New documents unsealed in Viacom’s lawsuit claim Google knew YouTube relied on pirated content

By AP
Thursday, April 15, 2010

New round of documents aired in Viacom-Google case

NEW YORK — Before it bought online video service YouTube, employees of Google Inc. believed YouTube’s business was risky because it relied on pirated content and recommended pursuing a different strategy, newly released documents showed Thursday.

The internal Google documents, marked “highly confidential,” were obtained and released by media company Viacom Inc. in part to bolster its case in a $1 billion copyright lawsuit against Google and YouTube.

Viacom alleges the companies built YouTube’s success by promoting the unlicensed use of video taken from Viacom cable channels such as MTV, Comedy Central and Nickelodeon, rather than paying the creators.

Google bought YouTube for $1.76 billion in November 2006.

In one document, an internal review of Internet video services from May 2006, Google’s video division asserted YouTube’s business “is completely sustained by pirated content.”

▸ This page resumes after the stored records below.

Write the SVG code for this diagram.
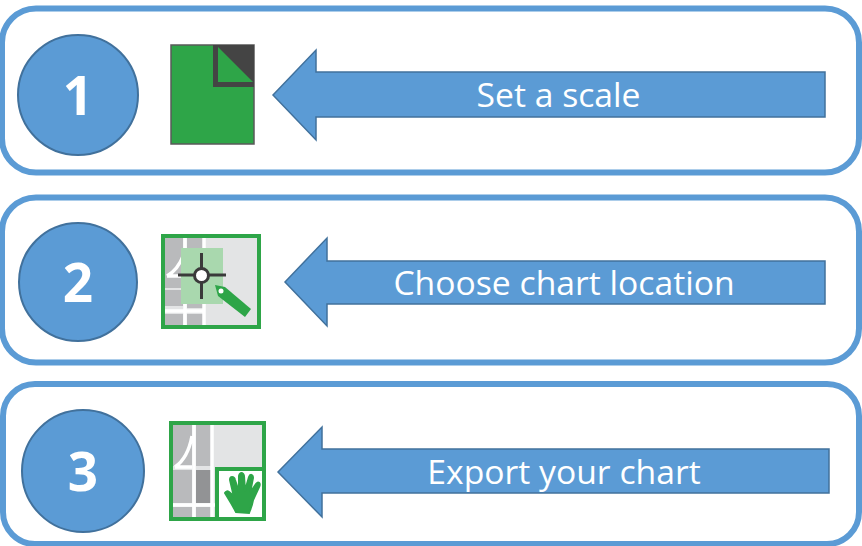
<svg xmlns="http://www.w3.org/2000/svg" width="862" height="546" viewBox="0 0 862 546">
<style>
.panel{fill:#fff;stroke:#5b9bd5;stroke-width:6}
.circ{fill:#5b9bd5;stroke:#41719c;stroke-width:2}
.arrow{fill:#5b9bd5;stroke:#41719c;stroke-width:1.5}
.num{font-family:"Open Sans","Noto Sans",sans-serif;font-weight:700;font-size:53px;fill:#fff;text-anchor:middle}
.lbl{font-family:"Open Sans","Noto Sans",sans-serif;font-size:33.7px;fill:#fff;text-anchor:middle}
.road{fill:#b9babc}
.w{fill:none;stroke:#fff;stroke-width:3.5}
.g{fill:#2ea548}
.k{stroke:#3a3a3a;stroke-width:3;fill:none}
</style>
<rect width="862" height="546" fill="#fff"/>
<g id="panels">
<rect class="panel" x="2" y="8.500" width="857" height="164" rx="34"/>
<rect class="panel" x="2" y="197.500" width="857" height="165" rx="34"/>
<rect class="panel" x="3" y="384" width="856" height="160" rx="32"/>
</g>
<g id="connectors">
<path class="arrow" d="M273 95L316 50V72H825V117H316V140Z"/>
<path class="arrow" d="M285 282L327 238V261H825V304H327V326Z"/>
<path class="arrow" d="M278 472L322 427V449H829V493H322V517Z"/>
</g>
<g id="step1">
<circle class="circ" cx="78" cy="95" r="60"/>
<text class="num" x="78" y="115">1</text>
<rect x="171" y="45" width="83" height="99" fill="#2ea548" stroke="#5a5a5a" stroke-width="1.500"/>
<path d="M213 45H254V87H213Z" fill="#444"/>
<path d="M218 47V82H253Z" fill="#2ea548"/>
<text class="lbl" x="558.500" y="107">Set a scale</text>
</g>
<g id="step2">
<circle class="circ" cx="78" cy="282" r="59"/>
<text class="num" x="78" y="302">2</text>
<rect x="163" y="236" width="96" height="91" fill="#e3e4e5" stroke="#2ea548" stroke-width="4"/>
<rect x="165" y="238" width="18" height="50" class="road"/>
<rect x="187" y="238" width="16" height="70" class="road"/>
<rect x="165" y="290" width="18" height="16" class="road"/>
<rect x="165" y="314" width="18" height="11" class="road"/>
<rect x="187" y="314" width="16" height="11" class="road"/>
<path class="w" d="M185 238V325M204 238V325M165 311H205M167 276H184M167 276Q178 270 184 254"/>
<rect x="181" y="248" width="42" height="56" fill="#a9d8ae"/>
<path class="k" d="M201.500 253V299M178 275H226"/>
<circle cx="201.500" cy="275.500" r="7" fill="#fff" stroke="#3a3a3a" stroke-width="3"/>
<path d="M215 285L225 287L251 309L245 317L218 296Z" class="g"/>
<circle cx="221" cy="291" r="2.500" fill="#fff"/>
<text class="lbl" x="564" y="295">Choose chart location</text>
</g>
<g id="step3">
<circle class="circ" cx="83" cy="471" r="61"/>
<text class="num" x="83" y="491">3</text>
<rect x="171" y="423" width="93" height="96" fill="#e3e4e5" stroke="#2ea548" stroke-width="4"/>
<rect x="173" y="425" width="19" height="41" class="road"/>
<rect x="196" y="425" width="15" height="41" class="road"/>
<rect x="173" y="470" width="19" height="33" class="road"/>
<rect x="196" y="470" width="15" height="33" fill="#929395"/>
<rect x="173" y="507" width="19" height="10" class="road"/>
<rect x="196" y="507" width="15" height="10" class="road"/>
<path class="w" d="M194 425V517M212 425V517M173 505H216M175 467H192M175 467Q188 458 192 436"/>
<rect x="217" y="469" width="47" height="50" fill="#fff" stroke="#2ea548" stroke-width="4"/>
<path class="g" stroke="#2ea548" stroke-width="2" d="M236 512C232 504 228 498 225 493C227 489 231 493 234 497L230 480C230 476 234 476 235 480L239 492L239 476C240 472 243 472 244 476L245 491L249 477C250 474 253 474 253 478L250 493L256 484C258 481 261 483 259 487L253 500C252 506 250 510 249 513Z"/>
<text class="lbl" x="564" y="484">Export your chart</text>
</g>
</svg>
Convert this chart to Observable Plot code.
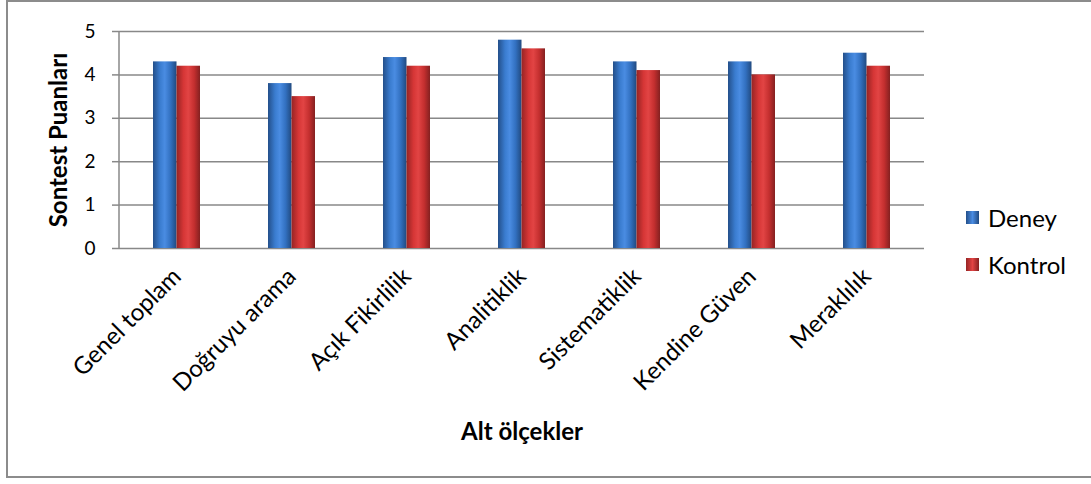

Google also referred to YouTube as a “‘rogue enabler’ of content theft.”

The authors of that document sought to steer Google away from that model, saying the company should “differentiate based on our ‘respect for copyright.’”

Viacom sought the release of the files and Google recently relented. It is the second batch of three that Viacom wants made public.

A YouTube spokesman responded to the release of the documents Thursday, saying, “It’s revealing that Viacom is trying to litigate this case in the press. These documents aren’t new. They are taken out of context and have nothing to do with this lawsuit.”

Some documents suggested Google had an evolving strategy.

In one June 2006 e-mail forwarded to CEO Eric Schmidt and Google co-founders Larry Page and Sergey Brin, two employees recommended Google “pressure premium content providers to change their model towards free,” and to “set up ‘play first, deal later’ around ‘hot content.’”

YouTube and Google contend that Viacom employees themselves were releasing videos on YouTube to generate buzz for their shows and to reach new audiences.

In one prescient document from May 2006, Google said premium content owners “still don’t know whether Google is friend or foe,” and said if the company were to promote the theft of copyright-protected material, it could jeopardize its ability to work with them going forward.

Google was perceived by content owners as “a deep pocket and therefore worthy of a precedent-setting lawsuit,” the document says.